A post by Ken Schwaber on the scrumdevelopment Yahoo group a little while back caught my eye. It was a response in a thread entitled "Scrum and Architecture", and Ken's response ended with,
In order to employ emergent architecture, every Sprint must leave behind clean, commented, refactored work. Otherwise emergence hits the wall within six Sprints (or sooner, depending on how bad the morass is).
I was rather surprised by this, since it's tantamount to an admission that the Scrum practices alone are not enough to provide a team with a process that's sustainable for anything other than the short term. It's not the content of the comment that's surprising - many people have said the same thing, myself included - it's the person making the comment!

Ken has been vocal in the past about the fact that Scrum deliberately avoids prescribing any technical practices. However this comment belies the fact that he already knows that without solid technical practices Scrum is simply not enough.

Is that the message being conveyed to groups new to any Agile development? I don't believe so. How may teams have adopted Scrum because it's the lowest agile common denominator, only to find out within a few months that "this agile stuff doesn't work"?

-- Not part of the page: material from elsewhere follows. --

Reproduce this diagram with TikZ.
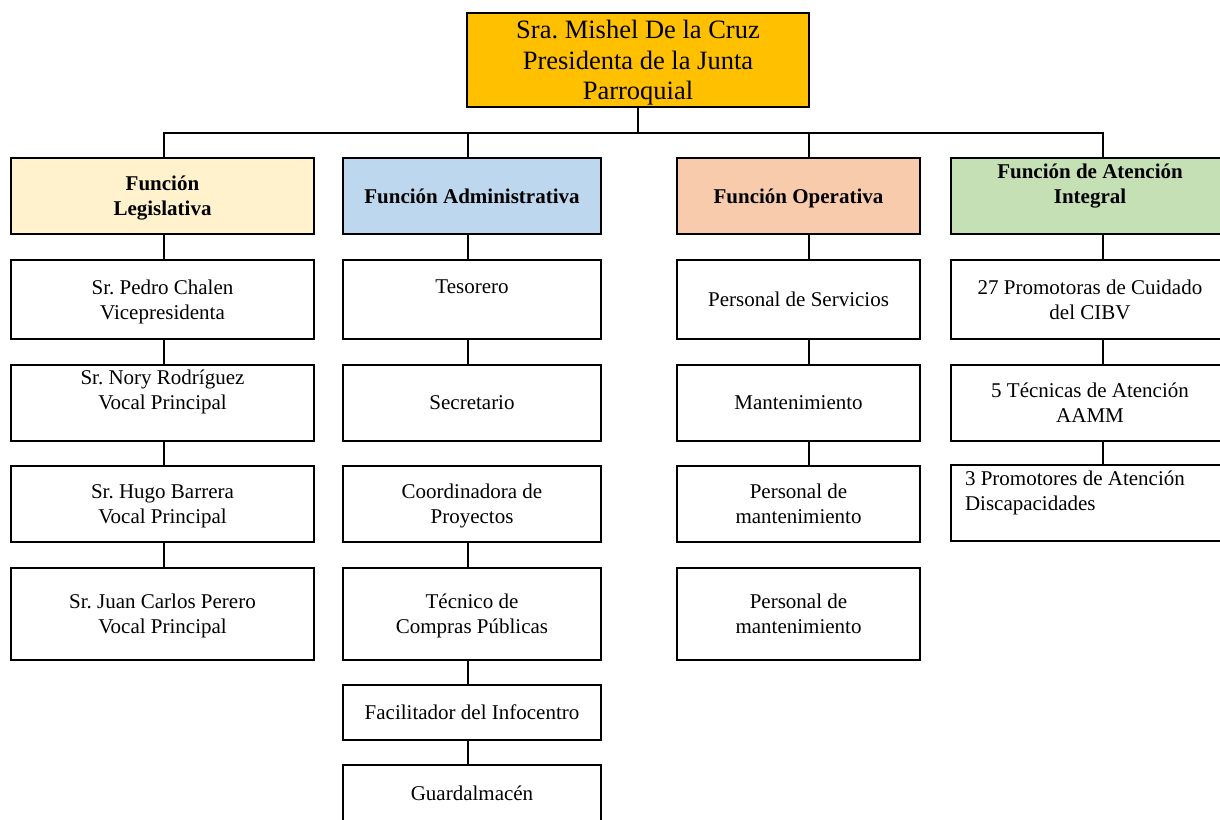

So, for the sake of anyone considering a move to an Agile process, let's make this perfectly clear:

Scrum is not enough!


Comments

SCRUMLABS said…
You have nailed it. I wrote a blog entry that tries to make some sense of the debate. I believe this is a prescription for an engineering practice - I may or may not agree with the practice - but it is not 'SCRUM'

http://www.scrumlabs.com/2008/07/emergent-architecture-yes-or-no/
Anonymous said…
I agree with your surprise. I spotted it some time back - and it has been 'troubling me' for a while. I tried to cover it off in this blog. I think the debate will roll. But it smells like an engineering practice rather than a management practice. I think the spirit of the intention is ok though.